Work to complete -> Reproduce the lines of the material exactly, excluding every image.

## begin

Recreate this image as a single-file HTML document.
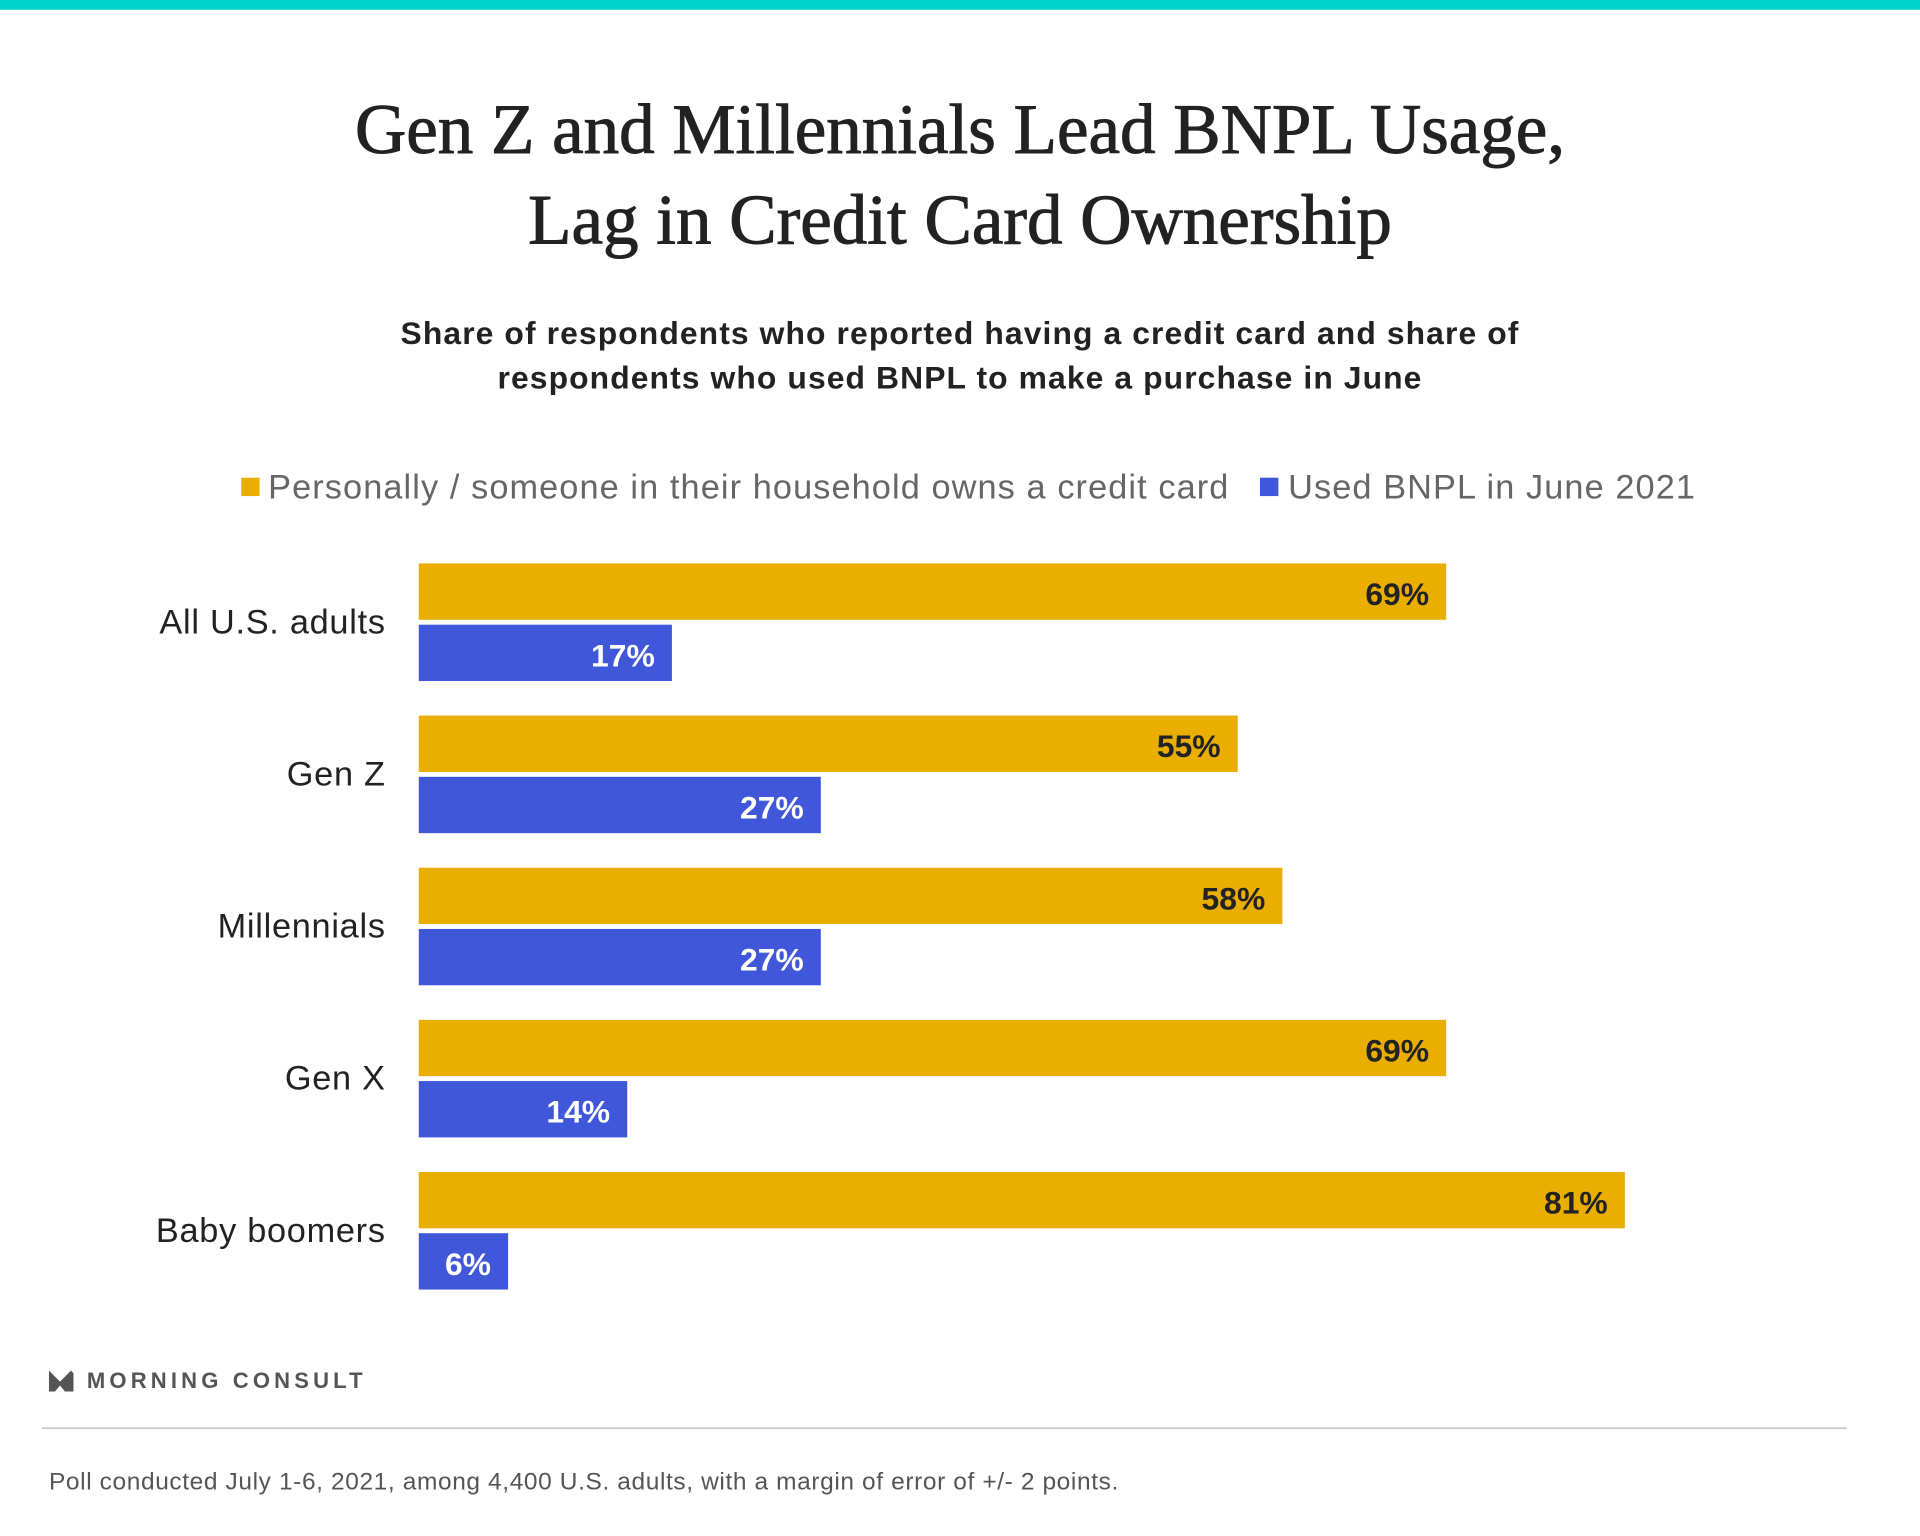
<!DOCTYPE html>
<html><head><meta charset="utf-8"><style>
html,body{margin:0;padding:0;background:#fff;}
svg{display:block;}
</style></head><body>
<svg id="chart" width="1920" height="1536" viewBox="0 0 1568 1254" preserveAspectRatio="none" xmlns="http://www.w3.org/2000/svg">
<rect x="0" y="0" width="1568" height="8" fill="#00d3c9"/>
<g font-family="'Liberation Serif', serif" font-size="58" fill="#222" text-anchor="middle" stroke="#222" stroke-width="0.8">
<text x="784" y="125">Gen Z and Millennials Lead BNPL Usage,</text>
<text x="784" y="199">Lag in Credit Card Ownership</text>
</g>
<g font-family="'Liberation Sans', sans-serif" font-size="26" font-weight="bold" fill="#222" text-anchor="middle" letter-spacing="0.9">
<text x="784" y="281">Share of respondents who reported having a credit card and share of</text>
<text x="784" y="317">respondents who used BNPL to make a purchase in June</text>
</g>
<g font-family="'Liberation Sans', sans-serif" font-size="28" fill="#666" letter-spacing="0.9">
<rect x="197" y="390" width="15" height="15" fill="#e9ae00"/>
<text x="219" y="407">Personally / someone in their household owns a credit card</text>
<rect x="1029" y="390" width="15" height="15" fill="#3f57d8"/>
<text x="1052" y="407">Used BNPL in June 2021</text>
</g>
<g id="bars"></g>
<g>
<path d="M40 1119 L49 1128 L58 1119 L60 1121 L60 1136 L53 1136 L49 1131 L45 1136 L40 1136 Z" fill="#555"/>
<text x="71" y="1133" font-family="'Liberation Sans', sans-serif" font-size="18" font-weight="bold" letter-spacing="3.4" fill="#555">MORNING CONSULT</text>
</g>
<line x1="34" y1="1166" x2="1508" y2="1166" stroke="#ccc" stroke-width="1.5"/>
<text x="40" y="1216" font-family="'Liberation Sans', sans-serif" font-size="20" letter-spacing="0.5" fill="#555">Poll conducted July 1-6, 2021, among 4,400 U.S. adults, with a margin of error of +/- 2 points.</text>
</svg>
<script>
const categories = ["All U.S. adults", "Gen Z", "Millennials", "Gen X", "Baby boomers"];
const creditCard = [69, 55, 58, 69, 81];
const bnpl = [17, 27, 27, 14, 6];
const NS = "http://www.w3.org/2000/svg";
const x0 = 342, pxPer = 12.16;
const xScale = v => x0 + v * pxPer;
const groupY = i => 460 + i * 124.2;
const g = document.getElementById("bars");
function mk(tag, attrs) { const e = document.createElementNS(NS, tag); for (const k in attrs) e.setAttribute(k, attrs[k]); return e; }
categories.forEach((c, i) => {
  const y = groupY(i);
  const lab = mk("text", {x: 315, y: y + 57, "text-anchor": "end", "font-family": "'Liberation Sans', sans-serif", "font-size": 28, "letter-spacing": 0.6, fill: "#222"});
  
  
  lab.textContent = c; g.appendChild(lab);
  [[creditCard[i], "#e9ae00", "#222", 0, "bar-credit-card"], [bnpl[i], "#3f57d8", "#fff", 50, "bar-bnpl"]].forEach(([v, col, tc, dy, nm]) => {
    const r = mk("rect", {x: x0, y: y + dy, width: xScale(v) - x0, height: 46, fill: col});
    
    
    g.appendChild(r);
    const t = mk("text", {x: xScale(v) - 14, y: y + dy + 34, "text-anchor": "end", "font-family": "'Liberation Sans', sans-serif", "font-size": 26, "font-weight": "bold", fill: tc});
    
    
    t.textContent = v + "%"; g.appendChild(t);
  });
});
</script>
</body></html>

## end

Written solution ->
Recreate this image as a single-file HTML document.
<!DOCTYPE html>
<html><head><meta charset="utf-8"><style>
html,body{margin:0;padding:0;background:#fff;}
svg{display:block;}
</style></head><body>
<svg id="chart" width="1920" height="1536" viewBox="0 0 1568 1254" preserveAspectRatio="none" xmlns="http://www.w3.org/2000/svg">
<rect x="0" y="0" width="1568" height="8" fill="#00d3c9"/>
<g font-family="'Liberation Serif', serif" font-size="58" fill="#222" text-anchor="middle" stroke="#222" stroke-width="0.8">
<text x="784" y="125">Gen Z and Millennials Lead BNPL Usage,</text>
<text x="784" y="199">Lag in Credit Card Ownership</text>
</g>
<g font-family="'Liberation Sans', sans-serif" font-size="26" font-weight="bold" fill="#222" text-anchor="middle" letter-spacing="0.9">
<text x="784" y="281">Share of respondents who reported having a credit card and share of</text>
<text x="784" y="317">respondents who used BNPL to make a purchase in June</text>
</g>
<g font-family="'Liberation Sans', sans-serif" font-size="28" fill="#666" letter-spacing="0.9">
<rect x="197" y="390" width="15" height="15" fill="#e9ae00"/>
<text x="219" y="407">Personally / someone in their household owns a credit card</text>
<rect x="1029" y="390" width="15" height="15" fill="#3f57d8"/>
<text x="1052" y="407">Used BNPL in June 2021</text>
</g>
<g id="bars"></g>
<g>
<path d="M40 1119 L49 1128 L58 1119 L60 1121 L60 1136 L53 1136 L49 1131 L45 1136 L40 1136 Z" fill="#555"/>
<text x="71" y="1133" font-family="'Liberation Sans', sans-serif" font-size="18" font-weight="bold" letter-spacing="3.4" fill="#555">MORNING CONSULT</text>
</g>
<line x1="34" y1="1166" x2="1508" y2="1166" stroke="#ccc" stroke-width="1.5"/>
<text x="40" y="1216" font-family="'Liberation Sans', sans-serif" font-size="20" letter-spacing="0.5" fill="#555">Poll conducted July 1-6, 2021, among 4,400 U.S. adults, with a margin of error of +/- 2 points.</text>
</svg>
<script>
const categories = ["All U.S. adults", "Gen Z", "Millennials", "Gen X", "Baby boomers"];
const creditCard = [69, 55, 58, 69, 81];
const bnpl = [17, 27, 27, 14, 6];
const NS = "http://www.w3.org/2000/svg";
const x0 = 342, pxPer = 12.16;
const xScale = v => x0 + v * pxPer;
const groupY = i => 460 + i * 124.2;
const g = document.getElementById("bars");
function mk(tag, attrs) { const e = document.createElementNS(NS, tag); for (const k in attrs) e.setAttribute(k, attrs[k]); return e; }
categories.forEach((c, i) => {
  const y = groupY(i);
  const lab = mk("text", {x: 315, y: y + 57, "text-anchor": "end", "font-family": "'Liberation Sans', sans-serif", "font-size": 28, "letter-spacing": 0.6, fill: "#222"});
  
  
  lab.textContent = c; g.appendChild(lab);
  [[creditCard[i], "#e9ae00", "#222", 0, "bar-credit-card"], [bnpl[i], "#3f57d8", "#fff", 50, "bar-bnpl"]].forEach(([v, col, tc, dy, nm]) => {
    const r = mk("rect", {x: x0, y: y + dy, width: xScale(v) - x0, height: 46, fill: col});
    
    
    g.appendChild(r);
    const t = mk("text", {x: xScale(v) - 14, y: y + dy + 34, "text-anchor": "end", "font-family": "'Liberation Sans', sans-serif", "font-size": 26, "font-weight": "bold", fill: tc});
    
    
    t.textContent = v + "%"; g.appendChild(t);
  });
});
</script>
</body></html>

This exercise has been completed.